© JUNGE FREIHEIT Verlag GmbH & Co. www.jungefreiheit.de 22/17 / 26. Mai 2017

Umwelt
Toxische Professuren
Jörg Fischer

In der DDR waren alle Studenten verpflichtet, Vorlesungen und Prüfungen in Marxismus-Leninismus (ML) zu absolvieren. Deswegen gab es dort bis 1990 an allen Hochschulen ML-Professuren. Wer glaubt, daß seither die ideologische Indoktrination obsolet ist, der irrt. Inzwischen gibt es von Südschleswig bis Oberbayern hauptamtliche Gleichstellungsbeauftragte und Professuren für Zeitgeistiges. Etwa an der Fernuni Hagen, wo seit April die Herausgeberin des Studienbuchs „Feministische Rechtswissenschaft“, Ulrike Lembke, Professorin für Gender im Recht ist. Der Studiengang Elektro- und Informationstechnik läuft hingegen 2020 aus. Doch der Ersatz-ML kostet. Bereiche, die politisch nicht so gut verdrahtet sind, müssen leiden. Von ehemals 20 Instituten für Toxikologie an bundesdeutschen Universitäten wurden seit 1990 16 geschlossen.
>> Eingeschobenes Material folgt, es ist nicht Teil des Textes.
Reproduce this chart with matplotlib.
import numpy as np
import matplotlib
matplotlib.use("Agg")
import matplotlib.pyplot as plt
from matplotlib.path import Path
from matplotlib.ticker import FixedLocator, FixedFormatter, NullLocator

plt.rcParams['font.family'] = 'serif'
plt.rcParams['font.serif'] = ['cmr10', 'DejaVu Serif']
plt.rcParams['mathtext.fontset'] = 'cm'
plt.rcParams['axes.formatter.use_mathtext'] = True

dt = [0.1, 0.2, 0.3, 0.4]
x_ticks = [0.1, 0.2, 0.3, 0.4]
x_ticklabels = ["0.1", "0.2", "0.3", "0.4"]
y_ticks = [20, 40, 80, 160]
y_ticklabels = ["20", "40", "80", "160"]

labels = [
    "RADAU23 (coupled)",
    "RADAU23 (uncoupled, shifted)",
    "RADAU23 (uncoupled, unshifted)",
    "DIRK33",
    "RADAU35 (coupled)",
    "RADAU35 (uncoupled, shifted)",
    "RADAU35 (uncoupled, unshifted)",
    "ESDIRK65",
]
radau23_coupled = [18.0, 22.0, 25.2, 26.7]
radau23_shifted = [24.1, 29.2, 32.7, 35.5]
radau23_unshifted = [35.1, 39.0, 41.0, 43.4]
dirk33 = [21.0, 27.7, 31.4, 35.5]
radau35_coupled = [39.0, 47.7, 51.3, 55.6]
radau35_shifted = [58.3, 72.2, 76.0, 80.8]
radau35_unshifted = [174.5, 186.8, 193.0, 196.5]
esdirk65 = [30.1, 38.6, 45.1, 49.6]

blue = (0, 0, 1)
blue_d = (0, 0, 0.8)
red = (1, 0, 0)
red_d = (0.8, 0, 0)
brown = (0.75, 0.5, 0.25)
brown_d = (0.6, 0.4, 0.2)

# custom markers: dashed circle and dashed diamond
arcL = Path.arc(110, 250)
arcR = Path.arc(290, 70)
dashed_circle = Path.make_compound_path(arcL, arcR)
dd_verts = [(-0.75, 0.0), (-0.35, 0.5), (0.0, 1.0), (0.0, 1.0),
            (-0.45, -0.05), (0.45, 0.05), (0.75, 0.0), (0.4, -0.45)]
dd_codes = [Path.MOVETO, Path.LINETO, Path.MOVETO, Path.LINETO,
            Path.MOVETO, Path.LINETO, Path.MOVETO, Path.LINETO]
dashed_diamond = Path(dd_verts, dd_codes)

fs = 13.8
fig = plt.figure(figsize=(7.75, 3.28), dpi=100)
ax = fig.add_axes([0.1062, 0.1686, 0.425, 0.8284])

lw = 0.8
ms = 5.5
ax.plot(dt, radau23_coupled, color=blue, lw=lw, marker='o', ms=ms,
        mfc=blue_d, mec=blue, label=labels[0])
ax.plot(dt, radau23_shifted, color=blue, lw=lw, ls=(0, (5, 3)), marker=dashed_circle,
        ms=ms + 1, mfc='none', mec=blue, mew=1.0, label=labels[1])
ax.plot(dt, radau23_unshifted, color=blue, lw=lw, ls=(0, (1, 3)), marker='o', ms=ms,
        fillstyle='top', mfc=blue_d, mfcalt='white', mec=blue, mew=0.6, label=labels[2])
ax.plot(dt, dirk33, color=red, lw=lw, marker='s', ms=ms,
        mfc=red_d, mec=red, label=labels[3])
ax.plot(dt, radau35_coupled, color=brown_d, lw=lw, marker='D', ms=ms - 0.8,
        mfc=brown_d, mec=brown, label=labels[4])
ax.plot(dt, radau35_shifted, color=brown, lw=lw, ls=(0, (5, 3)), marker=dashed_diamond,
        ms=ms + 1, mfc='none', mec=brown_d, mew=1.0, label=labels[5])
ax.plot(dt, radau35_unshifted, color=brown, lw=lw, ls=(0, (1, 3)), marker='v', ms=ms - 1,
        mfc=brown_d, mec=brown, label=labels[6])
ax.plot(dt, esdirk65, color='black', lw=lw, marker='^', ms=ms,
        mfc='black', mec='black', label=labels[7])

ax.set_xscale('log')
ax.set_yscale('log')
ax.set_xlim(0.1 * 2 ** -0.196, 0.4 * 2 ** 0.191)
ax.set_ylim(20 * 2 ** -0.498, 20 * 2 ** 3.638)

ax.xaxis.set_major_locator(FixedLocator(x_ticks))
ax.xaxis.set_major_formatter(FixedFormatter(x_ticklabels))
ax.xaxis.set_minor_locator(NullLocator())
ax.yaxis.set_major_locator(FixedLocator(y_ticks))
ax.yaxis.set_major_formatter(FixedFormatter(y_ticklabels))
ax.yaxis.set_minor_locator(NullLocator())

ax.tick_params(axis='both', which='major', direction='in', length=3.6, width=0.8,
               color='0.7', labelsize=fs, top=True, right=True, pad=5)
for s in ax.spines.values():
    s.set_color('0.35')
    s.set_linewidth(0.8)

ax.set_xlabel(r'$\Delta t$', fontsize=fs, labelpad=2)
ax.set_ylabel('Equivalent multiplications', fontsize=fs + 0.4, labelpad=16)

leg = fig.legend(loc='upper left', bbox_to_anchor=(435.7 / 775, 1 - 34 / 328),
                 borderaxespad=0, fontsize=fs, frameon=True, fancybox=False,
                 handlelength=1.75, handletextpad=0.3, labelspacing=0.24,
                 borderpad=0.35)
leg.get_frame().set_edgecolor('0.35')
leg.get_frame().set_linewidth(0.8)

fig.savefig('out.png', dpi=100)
Weniger objektive Untersuchungen zu Glyphosat, Fracking oder Aluhaushaltsfolie?

Von den verbliebenen vier steht das Würzburger Institut zur Disposition, und das Kieler schließt 2019, mit der Emeritierung Edmund Masers. Die „Gender & Diversity Studies“ der Uni Kiel müssen sich genausowenig Sorgen machen wie die Professur für Gender Studies in den Ingenieurwissenschaften der TU München, die vom Arbeitgeberverband Gesamtmetall und dem bayerischen Kultusministerium gefördert wird. Der Naturschutzbund Schleswig-Holstein protestierte immerhin: Mit dem Institut für Toxikologie und Pharmakologie verschwinde eine Einrichtung, die unabhängige Expertise biete. Objektive Untersuchungen zu Glyphosat, Fracking, Alufolie im Haushalt oder zur Belastung von Zuchtlachsen mit Antioxidationsmitteln seien aus den Industrielaboren nicht zu erwarten. Zudem sei die Ausbildung von Umwelttoxikologen nicht mehr gewährleistet, wenn Masers Institut durch eine einfache Professur für Medizinische Toxikologie ersetzt werde. Aber die Publikationsflut zur Gender- und Diversityforschung ist offenbar wichtiger.